Benefits of VAPT for Organizations
The main benefit of VAPT is not a report. It is better decisions. When testing is done well, organizations stop guessing which findings matter and start fixing the issues most likely to lead to business damage.
It also helps reduce wasted effort. Security teams often spend too much time closing low-impact findings because they are easy to ticket. VAPT redirects that effort toward the weaknesses that could actually lead to compromise. That is a better use of people, time, and budget.
There is also a compliance angle. Frameworks such as HIPAA, PCI DSS, and GDPR-related security obligations all expect organizations to understand and manage risk. VAPT supports that by producing evidence of control testing and remediation follow-through.
- Actionable insight instead of raw scan output.
- Better prioritization based on attack paths and business impact.
- Compliance support for regulatory and audit requirements.
- Stronger security posture through repeated validation.
- Higher trust from customers, partners, and internal leadership.
For workforce and risk context, the U.S. Bureau of Labor Statistics tracks demand across cybersecurity-related occupations, while the World Economic Forum continues to highlight the global shortage of security skills. That shortage is one reason organizations rely on structured assessment programs instead of one-off testing.
How to Prepare for a Successful VAPT Engagement
Preparation determines how useful the engagement will be. If scope is vague, the report will be vague. If asset inventory is incomplete, testing coverage will be incomplete. If key stakeholders are not informed, the test may cause confusion or unnecessary disruption.

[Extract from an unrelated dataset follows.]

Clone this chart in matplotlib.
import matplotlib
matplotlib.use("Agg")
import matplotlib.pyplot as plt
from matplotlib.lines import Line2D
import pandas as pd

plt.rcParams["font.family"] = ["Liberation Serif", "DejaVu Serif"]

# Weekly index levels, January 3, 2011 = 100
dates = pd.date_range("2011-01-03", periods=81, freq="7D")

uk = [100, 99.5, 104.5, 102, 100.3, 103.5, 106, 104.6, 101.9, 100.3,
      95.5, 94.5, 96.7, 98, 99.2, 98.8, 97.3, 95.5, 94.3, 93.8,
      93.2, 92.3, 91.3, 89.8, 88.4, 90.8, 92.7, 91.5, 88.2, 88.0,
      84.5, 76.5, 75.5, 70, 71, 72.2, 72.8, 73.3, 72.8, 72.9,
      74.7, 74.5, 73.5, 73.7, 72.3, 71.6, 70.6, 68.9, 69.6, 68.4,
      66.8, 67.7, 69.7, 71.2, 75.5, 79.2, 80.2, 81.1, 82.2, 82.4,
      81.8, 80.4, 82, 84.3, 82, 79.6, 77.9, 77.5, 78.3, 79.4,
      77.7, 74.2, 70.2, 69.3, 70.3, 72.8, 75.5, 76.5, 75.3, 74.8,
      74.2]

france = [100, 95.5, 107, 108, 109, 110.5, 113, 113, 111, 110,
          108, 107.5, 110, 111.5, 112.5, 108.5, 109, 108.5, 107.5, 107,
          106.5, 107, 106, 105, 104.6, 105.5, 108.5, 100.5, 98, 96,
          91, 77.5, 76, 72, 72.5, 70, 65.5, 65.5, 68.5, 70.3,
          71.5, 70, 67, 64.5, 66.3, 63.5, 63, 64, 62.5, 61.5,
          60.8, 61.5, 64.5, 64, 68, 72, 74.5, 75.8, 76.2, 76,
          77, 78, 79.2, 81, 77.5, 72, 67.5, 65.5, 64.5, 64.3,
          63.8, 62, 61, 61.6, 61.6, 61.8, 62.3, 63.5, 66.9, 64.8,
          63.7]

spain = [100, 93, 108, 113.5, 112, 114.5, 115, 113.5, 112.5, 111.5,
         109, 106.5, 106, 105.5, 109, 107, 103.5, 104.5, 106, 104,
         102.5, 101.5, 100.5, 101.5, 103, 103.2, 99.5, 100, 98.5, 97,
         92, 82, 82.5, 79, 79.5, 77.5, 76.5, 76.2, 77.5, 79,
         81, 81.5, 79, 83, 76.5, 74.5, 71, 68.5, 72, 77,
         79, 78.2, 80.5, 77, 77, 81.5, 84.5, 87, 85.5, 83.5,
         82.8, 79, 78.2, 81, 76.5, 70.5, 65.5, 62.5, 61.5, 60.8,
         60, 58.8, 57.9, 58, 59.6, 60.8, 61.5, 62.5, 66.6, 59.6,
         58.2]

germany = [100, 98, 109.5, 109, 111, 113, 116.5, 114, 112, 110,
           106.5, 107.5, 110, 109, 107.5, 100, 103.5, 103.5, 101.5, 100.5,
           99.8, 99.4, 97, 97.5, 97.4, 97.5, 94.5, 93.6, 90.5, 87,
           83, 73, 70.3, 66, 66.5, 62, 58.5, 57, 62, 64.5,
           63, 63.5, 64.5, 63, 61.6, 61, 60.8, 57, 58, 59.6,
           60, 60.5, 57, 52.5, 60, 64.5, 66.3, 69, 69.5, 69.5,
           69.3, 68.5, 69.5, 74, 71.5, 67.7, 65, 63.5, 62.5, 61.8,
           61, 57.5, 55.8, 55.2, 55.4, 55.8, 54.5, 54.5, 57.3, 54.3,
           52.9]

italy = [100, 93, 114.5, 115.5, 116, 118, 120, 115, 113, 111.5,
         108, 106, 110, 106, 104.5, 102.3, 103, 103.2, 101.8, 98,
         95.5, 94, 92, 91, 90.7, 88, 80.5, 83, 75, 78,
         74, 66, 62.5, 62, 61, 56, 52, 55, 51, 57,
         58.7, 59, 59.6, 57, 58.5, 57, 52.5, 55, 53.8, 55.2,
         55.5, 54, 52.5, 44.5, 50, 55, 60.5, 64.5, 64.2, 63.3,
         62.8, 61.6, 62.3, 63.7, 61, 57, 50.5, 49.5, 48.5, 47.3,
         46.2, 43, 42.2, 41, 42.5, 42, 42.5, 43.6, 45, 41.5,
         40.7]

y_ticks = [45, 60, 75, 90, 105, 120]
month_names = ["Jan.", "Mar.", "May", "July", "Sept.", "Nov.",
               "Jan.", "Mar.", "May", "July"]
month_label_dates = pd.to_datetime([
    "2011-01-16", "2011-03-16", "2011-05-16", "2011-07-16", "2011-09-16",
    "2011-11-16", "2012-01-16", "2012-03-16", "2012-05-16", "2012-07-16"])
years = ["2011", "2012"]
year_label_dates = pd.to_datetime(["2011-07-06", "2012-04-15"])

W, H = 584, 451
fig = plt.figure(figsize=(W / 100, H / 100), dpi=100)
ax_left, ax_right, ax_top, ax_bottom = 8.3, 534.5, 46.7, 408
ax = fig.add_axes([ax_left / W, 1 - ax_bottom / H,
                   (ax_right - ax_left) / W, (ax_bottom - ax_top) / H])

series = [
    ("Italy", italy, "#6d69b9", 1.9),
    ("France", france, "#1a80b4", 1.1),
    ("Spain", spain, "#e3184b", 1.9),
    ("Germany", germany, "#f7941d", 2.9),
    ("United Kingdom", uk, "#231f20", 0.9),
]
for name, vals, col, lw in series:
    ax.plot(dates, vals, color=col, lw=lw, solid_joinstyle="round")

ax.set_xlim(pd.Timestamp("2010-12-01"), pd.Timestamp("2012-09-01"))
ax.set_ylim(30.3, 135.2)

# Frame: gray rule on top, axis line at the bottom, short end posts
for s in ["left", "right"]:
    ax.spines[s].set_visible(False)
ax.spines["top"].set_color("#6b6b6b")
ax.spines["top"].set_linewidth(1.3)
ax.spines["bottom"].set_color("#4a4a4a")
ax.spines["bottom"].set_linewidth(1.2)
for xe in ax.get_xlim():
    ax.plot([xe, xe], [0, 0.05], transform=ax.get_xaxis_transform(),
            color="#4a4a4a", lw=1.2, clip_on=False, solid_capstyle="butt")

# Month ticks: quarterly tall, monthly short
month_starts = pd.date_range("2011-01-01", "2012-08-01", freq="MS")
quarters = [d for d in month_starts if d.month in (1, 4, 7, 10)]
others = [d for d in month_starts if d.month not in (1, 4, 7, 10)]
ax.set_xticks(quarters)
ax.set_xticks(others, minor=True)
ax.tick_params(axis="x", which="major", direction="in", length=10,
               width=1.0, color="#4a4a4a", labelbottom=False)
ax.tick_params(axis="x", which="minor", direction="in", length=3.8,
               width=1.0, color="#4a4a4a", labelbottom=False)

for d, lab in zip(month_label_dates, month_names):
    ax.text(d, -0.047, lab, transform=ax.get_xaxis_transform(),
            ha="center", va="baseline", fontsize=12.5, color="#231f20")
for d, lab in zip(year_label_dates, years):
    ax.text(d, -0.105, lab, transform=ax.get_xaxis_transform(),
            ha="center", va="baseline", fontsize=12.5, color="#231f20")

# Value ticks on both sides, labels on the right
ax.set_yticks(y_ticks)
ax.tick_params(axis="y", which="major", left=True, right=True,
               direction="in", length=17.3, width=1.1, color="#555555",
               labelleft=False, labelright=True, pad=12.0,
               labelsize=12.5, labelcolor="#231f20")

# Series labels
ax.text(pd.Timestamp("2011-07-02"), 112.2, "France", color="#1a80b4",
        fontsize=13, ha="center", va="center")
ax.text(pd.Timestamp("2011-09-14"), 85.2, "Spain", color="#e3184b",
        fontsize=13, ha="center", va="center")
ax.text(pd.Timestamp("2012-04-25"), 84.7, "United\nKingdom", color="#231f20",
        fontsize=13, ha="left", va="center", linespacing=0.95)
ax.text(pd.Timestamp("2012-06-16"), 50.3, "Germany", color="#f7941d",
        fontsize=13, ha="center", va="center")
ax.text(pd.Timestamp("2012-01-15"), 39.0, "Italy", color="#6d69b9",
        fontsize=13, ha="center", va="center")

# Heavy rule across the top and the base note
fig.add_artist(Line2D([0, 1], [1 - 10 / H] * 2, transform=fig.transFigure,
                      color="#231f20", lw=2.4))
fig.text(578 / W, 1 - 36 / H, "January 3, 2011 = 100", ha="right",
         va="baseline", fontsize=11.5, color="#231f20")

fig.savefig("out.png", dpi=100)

Start by defining the objective. Are you testing for compliance, validating a new application before launch, checking the internal network after a merger, or reviewing exposure after a major infrastructure change? The answer changes the scope, the depth, and the acceptance criteria.
Preparation Checklist
- Inventory all in-scope assets, including IP ranges, domains, apps, and cloud accounts.

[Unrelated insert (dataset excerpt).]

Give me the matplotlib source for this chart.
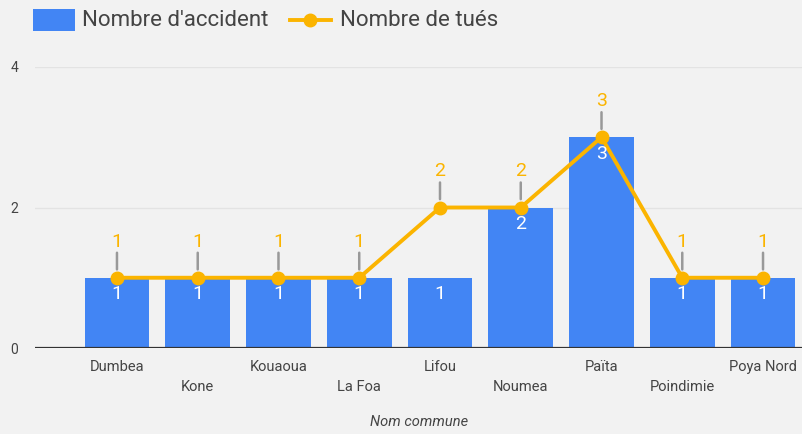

- Confirm testing windows and any blackout periods.
- Coordinate with operations and development so alerts and incidents are handled correctly.
- Provide approved credentials or test accounts when authenticated testing is required.
- Document critical business services that must not be interrupted.
If the team needs access to logs, dashboards, or production-like test environments, arrange it up front. That saves time and improves result quality. It also prevents a common problem: testers have to work around missing access, which often reduces test depth.
Warning
Never assume “do not break anything” is a test plan. Safe VAPT requires written boundaries, approved contacts, and clear escalation paths before testing begins.
What a Good VAPT Report Should Include
A strong report is written for action, not just documentation. It should help leadership understand risk, and it should help technical teams fix problems without having to reverse-engineer what the tester meant.
At a minimum, the report should include an executive summary, methodology, scope, findings, severity, evidence, and remediation guidance. The best reports also explain attack paths, compensating controls, and why a finding matters in business terms. A critical flaw on a payroll system is not the same as the same flaw on a test server.
What Makes a Finding Useful
- Evidence such as screenshots, request/response samples, or reproduction steps.
- Clear severity with a rationale that fits the environment.
- Business impact explained in plain language.
- Specific remediation that can be assigned to the right team.
- Retest guidance so closure can be verified.
Technical detail matters, but so does readability. An executive summary should answer, “What is the risk?” A remediation section should answer, “What do we change, where, and how do we confirm it worked?” That separation makes the same report usable by both management and engineers.
For reporting consistency and risk treatment, many teams align outputs to COBIT or NIST risk management practices. For vulnerability data normalization, NVD and vendor advisories remain the most authoritative sources.
Best Practices for Reducing Risk After VAPT
The work is not done when the report lands. The real value comes from fixing what matters, validating the fixes, and building repeatable controls so the same issues do not return next quarter.
Start with the basics. Patching, configuration hardening, and removing unnecessary services solve a large share of common findings. If a system does not need legacy protocols, disable them. If a web app does not need a service endpoint, remove it. If an account has more access than necessary, reduce it.
Post-VAPT Priorities
- Patch high-risk exposures first, especially internet-facing systems.
- Enforce least privilege for users, service accounts, and cloud identities.
- Improve authentication with MFA and stronger session controls.
- Review code and design for recurring application vulnerabilities.
- Strengthen logging and alerting to detect abuse faster.
- Retest fixes to confirm the issue is actually resolved.
Monitoring does not prevent every attack, but it shortens the time between compromise and detection. That matters. In practice, many organizations reduce damage more by detecting abuse quickly than by assuming prevention will be perfect.
For hardening and control validation, refer to CISA Secure Our World and Center for Internet Security. For secure development guidance, OWASP remains the most practical starting point for application teams.
Pro Tip
Do not treat retesting as optional. A fix that was deployed incorrectly is not a fix. Retesting proves risk went down.
Conclusion
VAPT combines vulnerability assessment and penetration testing into one practical approach for understanding security exposure. The assessment phase finds weaknesses. The penetration test proves whether those weaknesses can be used in the real world. Together, they give you a clearer, more defensible view of risk.
That is why VAPT belongs in a broader cybersecurity strategy, not as a one-time audit activity. Used regularly, it helps teams prioritize remediation, validate controls, support compliance, and explain security risk in a way leadership can act on. It is especially valuable when environments change often, applications release quickly, or cloud resources expand faster than security controls.
If you want better security decisions, start with better evidence. Use VAPT to identify what is vulnerable, prove what is exploitable, and confirm what has been fixed. That is how organizations move from guessing about risk to managing it.
For teams building a repeatable program, ITU Online IT Training recommends treating VAPT as part of ongoing vulnerability management, secure development, and control validation—not as a box-checking exercise.